There may also be limited sharing of pupil (and parent) data between a school and VMTs so this clause sets out the arrangements for this which must ensure personal data shared is kept secure and only used for a specific purpose in accordance with this Agreement. Arrangements must also be put in place to enable data subjects to exercise their rights when data is shared.

Schools should ensure that they provide VMTs with a copy of the school’s data protection policy and the school’s privacy notice for parents and pupils when personal data is shared.

Clause 9

This clause evidences the intention that the VMT is self-employed, as opposed to an employee or worker. It is helpful to make this clear within the terms of the Agreement. However, as noted above, this will not be conclusive, and the question of employment status will be determined based on how the arrangements actually operate in practice. It notes that the VMT shall be fully responsible for the payment of tax and national insurance. It is important to note that requiring the VMT to be responsible for the payment of tax and national insurance does not automatically make the VMT self-employed, this is just an indicative factor. Employment status will be determined in consideration of the full working arrangement in practice.

Clause 10

This clause allows the VMT to provide, at his/her own expense, a substitute to carry out the services in his/her place, subject to the school’s prior agreement.
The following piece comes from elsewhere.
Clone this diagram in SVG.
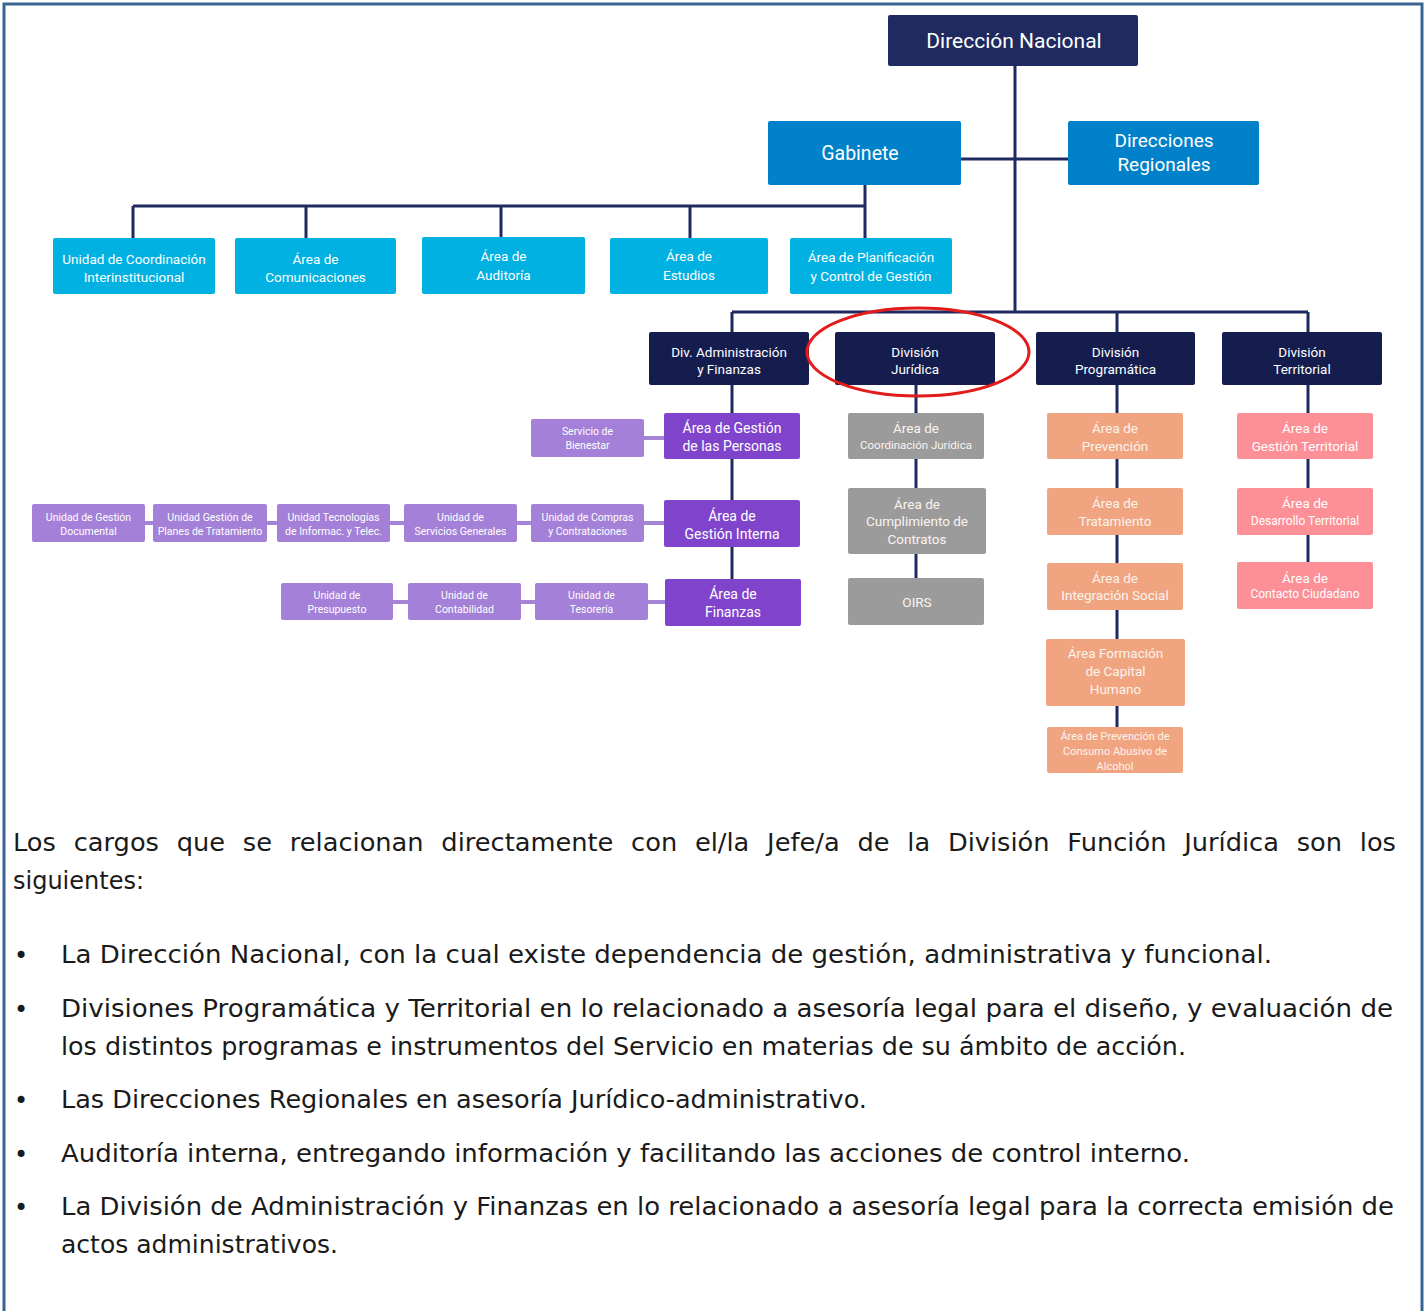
<svg xmlns="http://www.w3.org/2000/svg" width="1427" height="1311" viewBox="0 0 1427 1311">
<style>
.c{fill:none;stroke:#1f2a60;stroke-width:3}
.lc{fill:none;stroke:#a584d8;stroke-width:4}
.t{font-family:Roboto,"Noto Sans",sans-serif;font-weight:400;fill:#fff;text-anchor:middle}
.dn rect{fill:#1f2a60}
.gb rect{fill:#0081c9}
.lb rect{fill:#00b1e1}
.dv rect{fill:#141d4e}
.pm rect{fill:#8044cc}
.pl rect{fill:#a480d8}
.gr rect{fill:#9b9b9b}
.or rect{fill:#f0a580}
.pk rect{fill:#fc9096}
.or text,.gr text{fill:#fbf3ee}
.body{font-family:"DejaVu Sans","Liberation Sans",sans-serif;font-size:24px;fill:#1a1a1a}
</style>
<rect x="0" y="0" width="1427" height="1311" fill="#fff"/>
<path d="M4,1311 V4 H1422 V1311" fill="none" stroke="#3a6496" stroke-width="3"/>

<g id="connectors">
<path class="c" d="M1015,66 V312"/>
<path class="c" d="M961,159 H1068"/>
<path class="c" d="M865,185 V206 M133,206 H865 M133,206 V238 M306,206 V238 M501,206 V237 M690,206 V238 M865,206 V238"/>
<path class="c" d="M732,312 H1308 M732,312 V332 M1117,312 V332 M1308,312 V332"/>
<path class="c" d="M732,385 V579"/>
<path class="c" d="M916,385 V578"/>
<path class="c" d="M1117,385 V727"/>
<path class="c" d="M1308,385 V562"/>
<path class="lc" d="M644,438 H664 M145,523 H664 M393,602 H665"/>
</g>

<g id="direccion-nacional" class="dn"><rect x="888" y="15" width="250" height="51" rx="2"/><text class="t" x="1014" y="48" font-size="21">Dirección Nacional</text></g>
<g id="gabinete" class="gb"><rect x="768" y="121" width="193" height="64" rx="2"/><text class="t" x="860" y="160" font-size="19.5">Gabinete</text></g>
<g id="direcciones-regionales" class="gb"><rect x="1068" y="121" width="191" height="64" rx="2"/><text class="t" x="1164" y="147" font-size="19">Direcciones</text><text class="t" x="1164" y="171" font-size="19">Regionales</text></g>

<g id="unidad-coordinacion" class="lb"><rect x="53" y="238" width="162" height="56" rx="2"/><text class="t" x="134" y="264" font-size="13.5">Unidad de Coordinación</text><text class="t" x="134" y="282" font-size="13.5">Interinstitucional</text></g>
<g id="area-comunicaciones" class="lb"><rect x="235" y="238" width="161" height="56" rx="2"/><text class="t" x="315.5" y="264" font-size="13.5">Área de</text><text class="t" x="315.5" y="282" font-size="13.5">Comunicaciones</text></g>
<g id="area-auditoria" class="lb"><rect x="422" y="237" width="163" height="57" rx="2"/><text class="t" x="503.5" y="261" font-size="13.5">Área de</text><text class="t" x="503.5" y="280" font-size="13.5">Auditoría</text></g>
<g id="area-estudios" class="lb"><rect x="610" y="238" width="158" height="56" rx="2"/><text class="t" x="689" y="261" font-size="13.5">Área de</text><text class="t" x="689" y="280" font-size="13.5">Estudios</text></g>
<g id="area-planificacion" class="lb"><rect x="790" y="238" width="162" height="56" rx="2"/><text class="t" x="871" y="262" font-size="13.5">Área de Planificación</text><text class="t" x="871" y="281" font-size="13.5">y Control de Gestión</text></g>

<g id="div-administracion" class="dv"><rect x="649" y="332" width="160" height="53" rx="2"/><text class="t" x="729" y="357" font-size="13.5">Div. Administración</text><text class="t" x="729" y="374" font-size="13.5">y Finanzas</text></g>
<g id="division-juridica" class="dv"><rect x="835" y="332" width="160" height="53" rx="2"/><text class="t" x="915" y="357" font-size="13.5">División</text><text class="t" x="915" y="374" font-size="13.5">Jurídica</text></g>
<g id="division-programatica" class="dv"><rect x="1036" y="332" width="159" height="53" rx="2"/><text class="t" x="1115.5" y="357" font-size="13.5">División</text><text class="t" x="1115.5" y="374" font-size="13.5">Programática</text></g>
<g id="division-territorial" class="dv"><rect x="1222" y="332" width="160" height="53" rx="2"/><text class="t" x="1302" y="357" font-size="13.5">División</text><text class="t" x="1302" y="374" font-size="13.5">Territorial</text></g>

<g id="area-gestion-personas" class="pm"><rect x="664" y="413" width="136" height="46" rx="2"/><text class="t" x="732" y="433" font-size="14">Área de Gestión</text><text class="t" x="732" y="451" font-size="14">de las Personas</text></g>
<g id="servicio-bienestar" class="pl"><rect x="531" y="419" width="113" height="38" rx="2"/><text class="t" x="587.5" y="435" font-size="10.5">Servicio de</text><text class="t" x="587.5" y="449" font-size="10.5">Bienestar</text></g>
<g id="area-gestion-interna" class="pm"><rect x="664" y="500" width="136" height="47" rx="2"/><text class="t" x="732" y="521" font-size="14">Área de</text><text class="t" x="732" y="539" font-size="14">Gestión Interna</text></g>
<g id="unidad-gestion-documental" class="pl"><rect x="32" y="504" width="113" height="38" rx="2"/><text class="t" x="88.5" y="521" font-size="10.5">Unidad de Gestión</text><text class="t" x="88.5" y="535" font-size="10.5">Documental</text></g>
<g id="unidad-planes-tratamiento" class="pl"><rect x="153" y="504" width="114" height="38" rx="2"/><text class="t" x="210" y="521" font-size="10.5">Unidad Gestión de</text><text class="t" x="210" y="535" font-size="10.5">Planes de Tratamiento</text></g>
<g id="unidad-tecnologias" class="pl"><rect x="277" y="504" width="113" height="38" rx="2"/><text class="t" x="333.5" y="521" font-size="10.5">Unidad Tecnologías</text><text class="t" x="333.5" y="535" font-size="10.5">de Informac. y Telec.</text></g>
<g id="unidad-servicios-generales" class="pl"><rect x="404" y="504" width="113" height="38" rx="2"/><text class="t" x="460.5" y="521" font-size="10.5">Unidad de</text><text class="t" x="460.5" y="535" font-size="10.5">Servicios Generales</text></g>
<g id="unidad-compras" class="pl"><rect x="531" y="504" width="113" height="38" rx="2"/><text class="t" x="587.5" y="521" font-size="10.5">Unidad de Compras</text><text class="t" x="587.5" y="535" font-size="10.5">y Contrataciones</text></g>
<g id="area-finanzas" class="pm"><rect x="665" y="579" width="136" height="47" rx="2"/><text class="t" x="733" y="599" font-size="14">Área de</text><text class="t" x="733" y="617" font-size="14">Finanzas</text></g>
<g id="unidad-presupuesto" class="pl"><rect x="281" y="583" width="112" height="37" rx="2"/><text class="t" x="337" y="599" font-size="10.5">Unidad de</text><text class="t" x="337" y="613" font-size="10.5">Presupuesto</text></g>
<g id="unidad-contabilidad" class="pl"><rect x="408" y="583" width="113" height="37" rx="2"/><text class="t" x="464.5" y="599" font-size="10.5">Unidad de</text><text class="t" x="464.5" y="613" font-size="10.5">Contabilidad</text></g>
<g id="unidad-tesoreria" class="pl"><rect x="535" y="583" width="113" height="37" rx="2"/><text class="t" x="591.5" y="599" font-size="10.5">Unidad de</text><text class="t" x="591.5" y="613" font-size="10.5">Tesorería</text></g>

<g id="area-coordinacion-juridica" class="gr"><rect x="848" y="413" width="136" height="46" rx="2"/><text class="t" x="916" y="433" font-size="13.5">Área de</text><text class="t" x="916" y="449" font-size="11.5">Coordinación Jurídica</text></g>
<g id="area-cumplimiento-contratos" class="gr"><rect x="848" y="488" width="138" height="66" rx="2"/><text class="t" x="917" y="509" font-size="13.5">Área de</text><text class="t" x="917" y="526" font-size="13.5">Cumplimiento de</text><text class="t" x="917" y="544" font-size="13.5">Contratos</text></g>
<g id="oirs" class="gr"><rect x="848" y="578" width="136" height="47" rx="2"/><text class="t" x="917" y="607" font-size="13.5">OIRS</text></g>

<g id="area-prevencion" class="or"><rect x="1047" y="413" width="136" height="46" rx="2"/><text class="t" x="1115" y="433" font-size="13.5">Área de</text><text class="t" x="1115" y="451" font-size="13.5">Prevención</text></g>
<g id="area-tratamiento" class="or"><rect x="1047" y="488" width="136" height="47" rx="2"/><text class="t" x="1115" y="508" font-size="13.5">Área de</text><text class="t" x="1115" y="526" font-size="13.5">Tratamiento</text></g>
<g id="area-integracion-social" class="or"><rect x="1047" y="563" width="136" height="47" rx="2"/><text class="t" x="1115" y="583" font-size="13.5">Área de</text><text class="t" x="1115" y="600" font-size="13.5">Integración Social</text></g>
<g id="area-formacion-capital" class="or"><rect x="1046" y="639" width="139" height="67" rx="2"/><text class="t" x="1115.5" y="658" font-size="13.5">Área Formación</text><text class="t" x="1115.5" y="676" font-size="13.5">de Capital</text><text class="t" x="1115.5" y="694" font-size="13.5">Humano</text></g>
<g id="area-prevencion-alcohol" class="or"><rect x="1047" y="727" width="136" height="46" rx="2"/><text class="t" x="1115" y="740" font-size="11">Área de Prevención de</text><text class="t" x="1115" y="755" font-size="11">Consumo Abusivo de</text><text class="t" x="1115" y="770" font-size="11">Alcohol</text></g>

<g id="area-gestion-territorial" class="pk"><rect x="1237" y="413" width="136" height="46" rx="2"/><text class="t" x="1305" y="433" font-size="13.5">Área de</text><text class="t" x="1305" y="451" font-size="13.5">Gestión Territorial</text></g>
<g id="area-desarrollo-territorial" class="pk"><rect x="1237" y="488" width="136" height="47" rx="2"/><text class="t" x="1305" y="508" font-size="13.5">Área de</text><text class="t" x="1305" y="525" font-size="12">Desarrollo Territorial</text></g>
<g id="area-contacto-ciudadano" class="pk"><rect x="1237" y="562" width="136" height="47" rx="2"/><text class="t" x="1305" y="583" font-size="13.5">Área de</text><text class="t" x="1305" y="598" font-size="12">Contacto Ciudadano</text></g>

<ellipse id="highlight" cx="918" cy="352" rx="111" ry="44" fill="none" stroke="#e21b1b" stroke-width="3"/>

<g id="body-text" class="body">
<text x="13" y="851" word-spacing="9" textLength="1383" lengthAdjust="spacingAndGlyphs">Los cargos que se relacionan directamente con el/la Jefe/a de la División Función Jurídica son los</text>
<text x="13" y="889">siguientes:</text>
<text x="14" y="964">•</text>
<text x="61" y="963" textLength="1211" lengthAdjust="spacingAndGlyphs">La Dirección Nacional, con la cual existe dependencia de gestión, administrativa y funcional.</text>
<text x="14" y="1018">•</text>
<text x="61" y="1017" textLength="1332" lengthAdjust="spacingAndGlyphs">Divisiones Programática y Territorial en lo relacionado a asesoría legal para el diseño, y evaluación de</text>
<text x="61" y="1055" textLength="1125" lengthAdjust="spacingAndGlyphs">los distintos programas e instrumentos del Servicio en materias de su ámbito de acción.</text>
<text x="14" y="1109">•</text>
<text x="61" y="1108" textLength="806" lengthAdjust="spacingAndGlyphs">Las Direcciones Regionales en asesoría Jurídico-administrativo.</text>
<text x="14" y="1163">•</text>
<text x="61" y="1162" textLength="1129" lengthAdjust="spacingAndGlyphs">Auditoría interna, entregando información y facilitando las acciones de control interno.</text>
<text x="14" y="1216">•</text>
<text x="61" y="1215" textLength="1333" lengthAdjust="spacingAndGlyphs">La División de Administración y Finanzas en lo relacionado a asesoría legal para la correcta emisión de</text>
<text x="61" y="1253" textLength="277" lengthAdjust="spacingAndGlyphs">actos administrativos.</text>
</g>
</svg>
It is an important element of a self-employed contract that the individual can provide a substitute to carry out the services because it suggests that personal service is not essential (a key indicator of self-employment). Schools should avoid imposing limitations on the VMT’s right to appoint a substitute except where absolutely necessary and balanced against the need to ensure that any substitute is suitably qualified and appropriately DBS checked.

Should a substitute be appointed, the VMT will remain liable under the contract for the provision of the services as provided by the substitute.

Clause 11

It is not advisable to place an absolute restriction on the VMT undertaking any other work during the term of the Agreement. The fact that the VMT works for other schools / organisations will be a useful indicator of self-employment for employment law and tax purposes.